(Source data)
## start

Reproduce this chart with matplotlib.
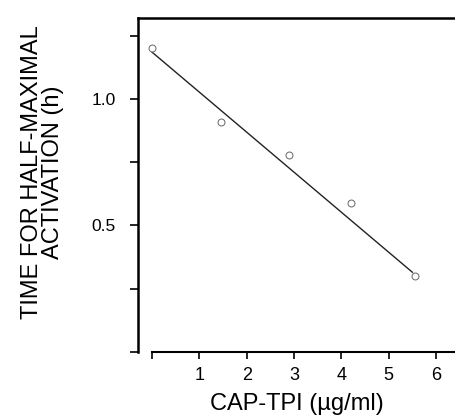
import matplotlib.pyplot as plt

# CAP-TPI concentration vs time for half-maximal activation
conc = [0.0, 1.45, 2.9, 4.2, 5.55]
t_half = [1.20, 0.91, 0.78, 0.59, 0.30]

fit_x = [0.0, 5.5]
fit_y = [1.185, 0.315]

yticks = [0.0, 0.25, 0.5, 0.75, 1.0, 1.25]
ytick_labels = ['', '', '0.5', '', '1.0', '']
xticks = [0, 1, 2, 3, 4, 5, 6]
xtick_labels = ['', '1', '2', '3', '4', '5', '6']

plt.rcParams['font.family'] = ['Liberation Sans', 'DejaVu Sans']

fig = plt.figure(figsize=(4.55, 4.19), dpi=100)
ax = fig.add_axes([0.303, 0.16, 0.697, 0.797])

ax.plot(fit_x, fit_y, color='#222222', lw=1.0)
ax.plot(conc, t_half, 'o', ms=5, mfc='white', mec='#666666', mew=0.7)

ax.set_xlim(-0.3, 6.4)
ax.set_ylim(0, 1.32)

ax.spines['right'].set_visible(False)
ax.spines['left'].set_bounds(0, 1.32)
ax.spines['bottom'].set_bounds(0, 6.4)
ax.spines['left'].set_linewidth(1.8)
ax.spines['top'].set_linewidth(1.8)
ax.spines['bottom'].set_linewidth(1.5)

ax.set_yticks(yticks)
ax.set_yticklabels(ytick_labels, fontsize=12.5)
ax.set_xticks(xticks)
ax.set_xticklabels(xtick_labels, fontsize=13)
ax.tick_params(axis='y', direction='out', length=6, width=1.2, pad=10)
ax.tick_params(axis='x', direction='out', length=5, width=1.2, pad=6)

ax.set_xlabel('CAP-TPI (µg/ml)', fontsize=17, labelpad=6)
fig.text(0.093, 1 - 172 / 419, 'TIME FOR HALF-MAXIMAL\nACTIVATION (h)',
         rotation=90, ha='center', va='center', fontsize=17,
         multialignment='center', linespacing=0.95)

fig.savefig('out.png', dpi=100)
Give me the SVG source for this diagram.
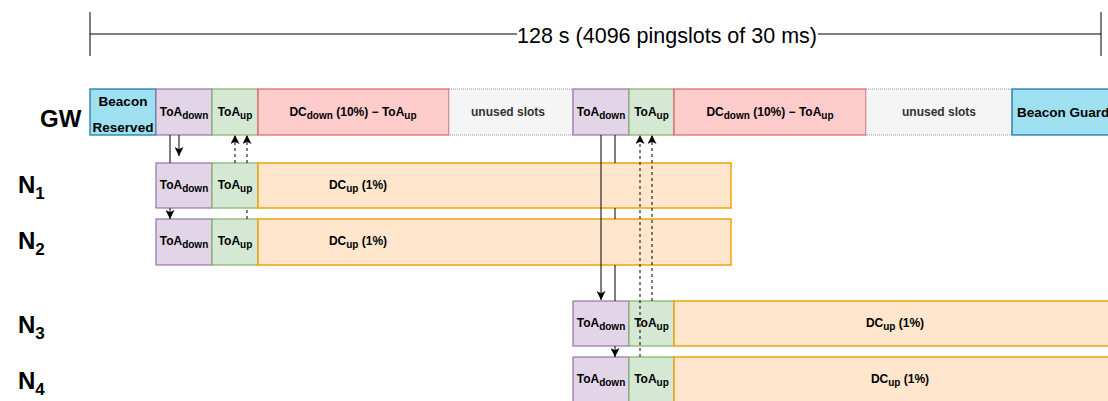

## end

» Prompt
Restate, line by line and word for word, everything from the top of the material through the line that contains "fig.savefig('out.png', dpi=100)". Leave pictures out.

» Answer to this problem
Reproduce this chart with matplotlib.
import matplotlib.pyplot as plt

# CAP-TPI concentration vs time for half-maximal activation
conc = [0.0, 1.45, 2.9, 4.2, 5.55]
t_half = [1.20, 0.91, 0.78, 0.59, 0.30]

fit_x = [0.0, 5.5]
fit_y = [1.185, 0.315]

yticks = [0.0, 0.25, 0.5, 0.75, 1.0, 1.25]
ytick_labels = ['', '', '0.5', '', '1.0', '']
xticks = [0, 1, 2, 3, 4, 5, 6]
xtick_labels = ['', '1', '2', '3', '4', '5', '6']

plt.rcParams['font.family'] = ['Liberation Sans', 'DejaVu Sans']

fig = plt.figure(figsize=(4.55, 4.19), dpi=100)
ax = fig.add_axes([0.303, 0.16, 0.697, 0.797])

ax.plot(fit_x, fit_y, color='#222222', lw=1.0)
ax.plot(conc, t_half, 'o', ms=5, mfc='white', mec='#666666', mew=0.7)

ax.set_xlim(-0.3, 6.4)
ax.set_ylim(0, 1.32)

ax.spines['right'].set_visible(False)
ax.spines['left'].set_bounds(0, 1.32)
ax.spines['bottom'].set_bounds(0, 6.4)
ax.spines['left'].set_linewidth(1.8)
ax.spines['top'].set_linewidth(1.8)
ax.spines['bottom'].set_linewidth(1.5)

ax.set_yticks(yticks)
ax.set_yticklabels(ytick_labels, fontsize=12.5)
ax.set_xticks(xticks)
ax.set_xticklabels(xtick_labels, fontsize=13)
ax.tick_params(axis='y', direction='out', length=6, width=1.2, pad=10)
ax.tick_params(axis='x', direction='out', length=5, width=1.2, pad=6)

ax.set_xlabel('CAP-TPI (µg/ml)', fontsize=17, labelpad=6)
fig.text(0.093, 1 - 172 / 419, 'TIME FOR HALF-MAXIMAL\nACTIVATION (h)',
         rotation=90, ha='center', va='center', fontsize=17,
         multialignment='center', linespacing=0.95)

fig.savefig('out.png', dpi=100)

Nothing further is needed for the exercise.